EXERCISE DETAILS ▸ Return the material exactly as supplied, apart from the pictures, which are omitted.

SOURCE DATA ▸
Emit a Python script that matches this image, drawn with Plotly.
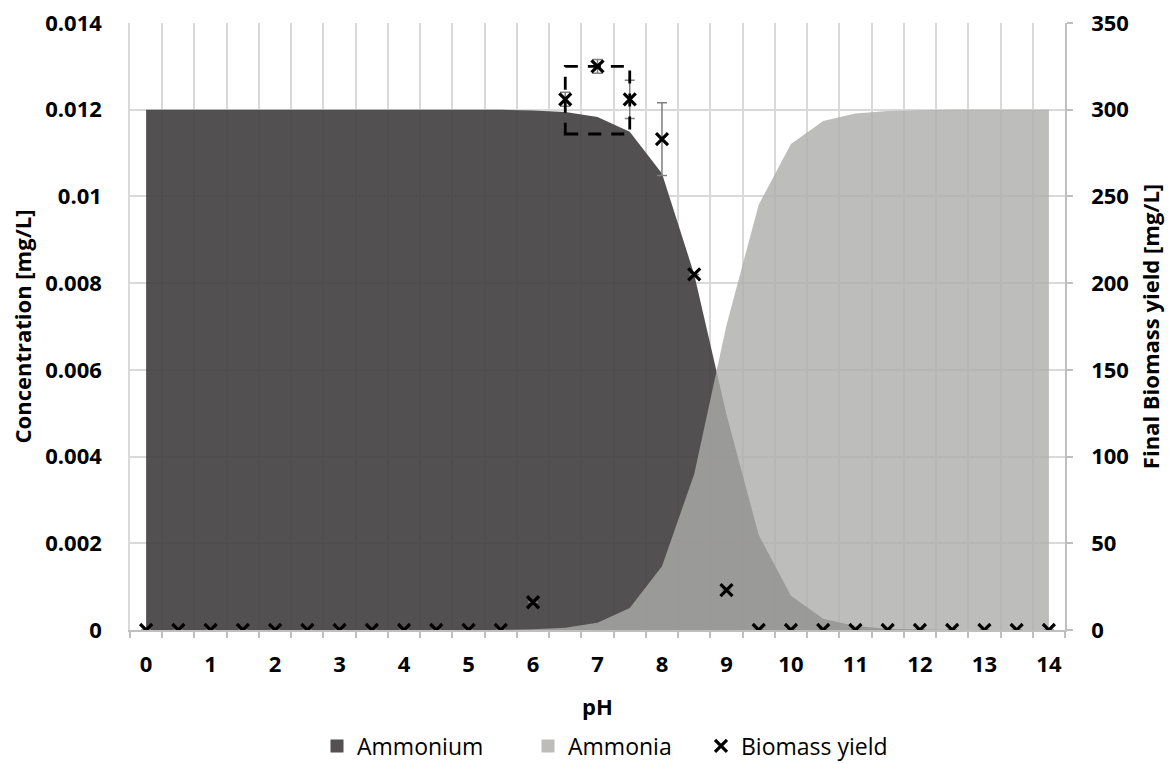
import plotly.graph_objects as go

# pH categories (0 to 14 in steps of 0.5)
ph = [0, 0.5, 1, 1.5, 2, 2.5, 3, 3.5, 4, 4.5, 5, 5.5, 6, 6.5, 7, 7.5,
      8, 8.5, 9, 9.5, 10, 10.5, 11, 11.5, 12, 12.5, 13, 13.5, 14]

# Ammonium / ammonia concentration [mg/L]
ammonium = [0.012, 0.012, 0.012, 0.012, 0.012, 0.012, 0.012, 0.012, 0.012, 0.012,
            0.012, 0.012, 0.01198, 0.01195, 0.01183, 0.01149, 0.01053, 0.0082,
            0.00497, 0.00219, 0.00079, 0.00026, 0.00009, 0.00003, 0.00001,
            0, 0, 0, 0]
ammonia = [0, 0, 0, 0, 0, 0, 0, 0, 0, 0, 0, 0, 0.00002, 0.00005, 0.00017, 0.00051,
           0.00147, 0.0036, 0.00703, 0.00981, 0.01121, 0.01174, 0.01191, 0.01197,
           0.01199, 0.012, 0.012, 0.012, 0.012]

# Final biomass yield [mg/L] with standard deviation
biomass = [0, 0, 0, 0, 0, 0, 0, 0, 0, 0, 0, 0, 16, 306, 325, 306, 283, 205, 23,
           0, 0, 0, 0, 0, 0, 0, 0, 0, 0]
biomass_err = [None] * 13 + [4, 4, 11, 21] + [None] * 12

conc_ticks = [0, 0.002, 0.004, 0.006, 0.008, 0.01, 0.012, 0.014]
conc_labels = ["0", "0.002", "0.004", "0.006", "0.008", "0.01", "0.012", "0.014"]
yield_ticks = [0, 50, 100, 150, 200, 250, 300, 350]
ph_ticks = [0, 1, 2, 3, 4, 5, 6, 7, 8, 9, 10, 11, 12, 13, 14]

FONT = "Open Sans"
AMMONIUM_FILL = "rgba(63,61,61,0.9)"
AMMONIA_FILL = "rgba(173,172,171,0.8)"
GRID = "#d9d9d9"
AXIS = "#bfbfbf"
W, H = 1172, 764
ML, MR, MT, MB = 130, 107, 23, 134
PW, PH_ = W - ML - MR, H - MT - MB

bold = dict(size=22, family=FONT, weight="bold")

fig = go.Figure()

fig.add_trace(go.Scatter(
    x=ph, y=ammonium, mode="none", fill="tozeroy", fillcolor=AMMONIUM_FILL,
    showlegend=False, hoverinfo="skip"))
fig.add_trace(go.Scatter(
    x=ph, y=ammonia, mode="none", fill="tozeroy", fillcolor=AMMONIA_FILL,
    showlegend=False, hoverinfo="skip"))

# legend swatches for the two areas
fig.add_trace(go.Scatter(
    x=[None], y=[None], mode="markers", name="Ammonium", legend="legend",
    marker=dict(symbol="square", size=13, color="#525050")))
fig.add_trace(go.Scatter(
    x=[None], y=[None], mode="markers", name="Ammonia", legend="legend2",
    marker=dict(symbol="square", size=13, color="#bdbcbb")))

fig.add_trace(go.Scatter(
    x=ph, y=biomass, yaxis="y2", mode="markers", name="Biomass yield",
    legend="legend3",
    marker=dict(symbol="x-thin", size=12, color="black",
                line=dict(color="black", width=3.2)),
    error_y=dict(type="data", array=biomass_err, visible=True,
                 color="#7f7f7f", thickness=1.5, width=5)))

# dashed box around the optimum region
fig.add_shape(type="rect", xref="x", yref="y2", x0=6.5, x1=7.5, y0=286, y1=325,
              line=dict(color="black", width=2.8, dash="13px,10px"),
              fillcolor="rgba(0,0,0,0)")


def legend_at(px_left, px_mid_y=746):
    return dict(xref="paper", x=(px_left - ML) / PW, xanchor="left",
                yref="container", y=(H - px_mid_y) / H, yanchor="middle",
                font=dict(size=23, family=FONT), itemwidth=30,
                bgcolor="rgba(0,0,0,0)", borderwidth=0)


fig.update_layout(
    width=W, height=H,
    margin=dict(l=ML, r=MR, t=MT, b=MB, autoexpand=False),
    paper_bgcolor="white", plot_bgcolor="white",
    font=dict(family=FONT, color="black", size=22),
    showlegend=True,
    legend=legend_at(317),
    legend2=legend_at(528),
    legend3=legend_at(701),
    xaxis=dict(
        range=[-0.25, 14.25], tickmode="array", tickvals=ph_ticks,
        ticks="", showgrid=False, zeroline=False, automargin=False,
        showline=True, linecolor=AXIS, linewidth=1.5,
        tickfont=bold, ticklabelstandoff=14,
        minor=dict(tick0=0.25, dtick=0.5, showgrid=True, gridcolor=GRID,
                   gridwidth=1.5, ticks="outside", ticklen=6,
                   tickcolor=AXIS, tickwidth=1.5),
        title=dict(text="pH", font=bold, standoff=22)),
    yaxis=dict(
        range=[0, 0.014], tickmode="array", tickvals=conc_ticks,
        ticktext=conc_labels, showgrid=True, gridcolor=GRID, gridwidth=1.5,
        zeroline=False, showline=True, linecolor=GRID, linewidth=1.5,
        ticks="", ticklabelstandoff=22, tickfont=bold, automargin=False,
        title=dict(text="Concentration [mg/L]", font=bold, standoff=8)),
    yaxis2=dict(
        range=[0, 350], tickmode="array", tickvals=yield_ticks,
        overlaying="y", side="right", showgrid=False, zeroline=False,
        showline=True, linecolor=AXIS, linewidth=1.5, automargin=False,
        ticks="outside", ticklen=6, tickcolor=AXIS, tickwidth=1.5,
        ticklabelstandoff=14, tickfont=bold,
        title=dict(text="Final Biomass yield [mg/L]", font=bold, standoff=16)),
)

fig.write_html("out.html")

FULL RESPONSE ▸
Emit a Python script that matches this image, drawn with Plotly.
import plotly.graph_objects as go

# pH categories (0 to 14 in steps of 0.5)
ph = [0, 0.5, 1, 1.5, 2, 2.5, 3, 3.5, 4, 4.5, 5, 5.5, 6, 6.5, 7, 7.5,
      8, 8.5, 9, 9.5, 10, 10.5, 11, 11.5, 12, 12.5, 13, 13.5, 14]

# Ammonium / ammonia concentration [mg/L]
ammonium = [0.012, 0.012, 0.012, 0.012, 0.012, 0.012, 0.012, 0.012, 0.012, 0.012,
            0.012, 0.012, 0.01198, 0.01195, 0.01183, 0.01149, 0.01053, 0.0082,
            0.00497, 0.00219, 0.00079, 0.00026, 0.00009, 0.00003, 0.00001,
            0, 0, 0, 0]
ammonia = [0, 0, 0, 0, 0, 0, 0, 0, 0, 0, 0, 0, 0.00002, 0.00005, 0.00017, 0.00051,
           0.00147, 0.0036, 0.00703, 0.00981, 0.01121, 0.01174, 0.01191, 0.01197,
           0.01199, 0.012, 0.012, 0.012, 0.012]

# Final biomass yield [mg/L] with standard deviation
biomass = [0, 0, 0, 0, 0, 0, 0, 0, 0, 0, 0, 0, 16, 306, 325, 306, 283, 205, 23,
           0, 0, 0, 0, 0, 0, 0, 0, 0, 0]
biomass_err = [None] * 13 + [4, 4, 11, 21] + [None] * 12

conc_ticks = [0, 0.002, 0.004, 0.006, 0.008, 0.01, 0.012, 0.014]
conc_labels = ["0", "0.002", "0.004", "0.006", "0.008", "0.01", "0.012", "0.014"]
yield_ticks = [0, 50, 100, 150, 200, 250, 300, 350]
ph_ticks = [0, 1, 2, 3, 4, 5, 6, 7, 8, 9, 10, 11, 12, 13, 14]

FONT = "Open Sans"
AMMONIUM_FILL = "rgba(63,61,61,0.9)"
AMMONIA_FILL = "rgba(173,172,171,0.8)"
GRID = "#d9d9d9"
AXIS = "#bfbfbf"
W, H = 1172, 764
ML, MR, MT, MB = 130, 107, 23, 134
PW, PH_ = W - ML - MR, H - MT - MB

bold = dict(size=22, family=FONT, weight="bold")

fig = go.Figure()

fig.add_trace(go.Scatter(
    x=ph, y=ammonium, mode="none", fill="tozeroy", fillcolor=AMMONIUM_FILL,
    showlegend=False, hoverinfo="skip"))
fig.add_trace(go.Scatter(
    x=ph, y=ammonia, mode="none", fill="tozeroy", fillcolor=AMMONIA_FILL,
    showlegend=False, hoverinfo="skip"))

# legend swatches for the two areas
fig.add_trace(go.Scatter(
    x=[None], y=[None], mode="markers", name="Ammonium", legend="legend",
    marker=dict(symbol="square", size=13, color="#525050")))
fig.add_trace(go.Scatter(
    x=[None], y=[None], mode="markers", name="Ammonia", legend="legend2",
    marker=dict(symbol="square", size=13, color="#bdbcbb")))

fig.add_trace(go.Scatter(
    x=ph, y=biomass, yaxis="y2", mode="markers", name="Biomass yield",
    legend="legend3",
    marker=dict(symbol="x-thin", size=12, color="black",
                line=dict(color="black", width=3.2)),
    error_y=dict(type="data", array=biomass_err, visible=True,
                 color="#7f7f7f", thickness=1.5, width=5)))

# dashed box around the optimum region
fig.add_shape(type="rect", xref="x", yref="y2", x0=6.5, x1=7.5, y0=286, y1=325,
              line=dict(color="black", width=2.8, dash="13px,10px"),
              fillcolor="rgba(0,0,0,0)")


def legend_at(px_left, px_mid_y=746):
    return dict(xref="paper", x=(px_left - ML) / PW, xanchor="left",
                yref="container", y=(H - px_mid_y) / H, yanchor="middle",
                font=dict(size=23, family=FONT), itemwidth=30,
                bgcolor="rgba(0,0,0,0)", borderwidth=0)


fig.update_layout(
    width=W, height=H,
    margin=dict(l=ML, r=MR, t=MT, b=MB, autoexpand=False),
    paper_bgcolor="white", plot_bgcolor="white",
    font=dict(family=FONT, color="black", size=22),
    showlegend=True,
    legend=legend_at(317),
    legend2=legend_at(528),
    legend3=legend_at(701),
    xaxis=dict(
        range=[-0.25, 14.25], tickmode="array", tickvals=ph_ticks,
        ticks="", showgrid=False, zeroline=False, automargin=False,
        showline=True, linecolor=AXIS, linewidth=1.5,
        tickfont=bold, ticklabelstandoff=14,
        minor=dict(tick0=0.25, dtick=0.5, showgrid=True, gridcolor=GRID,
                   gridwidth=1.5, ticks="outside", ticklen=6,
                   tickcolor=AXIS, tickwidth=1.5),
        title=dict(text="pH", font=bold, standoff=22)),
    yaxis=dict(
        range=[0, 0.014], tickmode="array", tickvals=conc_ticks,
        ticktext=conc_labels, showgrid=True, gridcolor=GRID, gridwidth=1.5,
        zeroline=False, showline=True, linecolor=GRID, linewidth=1.5,
        ticks="", ticklabelstandoff=22, tickfont=bold, automargin=False,
        title=dict(text="Concentration [mg/L]", font=bold, standoff=8)),
    yaxis2=dict(
        range=[0, 350], tickmode="array", tickvals=yield_ticks,
        overlaying="y", side="right", showgrid=False, zeroline=False,
        showline=True, linecolor=AXIS, linewidth=1.5, automargin=False,
        ticks="outside", ticklen=6, tickcolor=AXIS, tickwidth=1.5,
        ticklabelstandoff=14, tickfont=bold,
        title=dict(text="Final Biomass yield [mg/L]", font=bold, standoff=16)),
)

fig.write_html("out.html")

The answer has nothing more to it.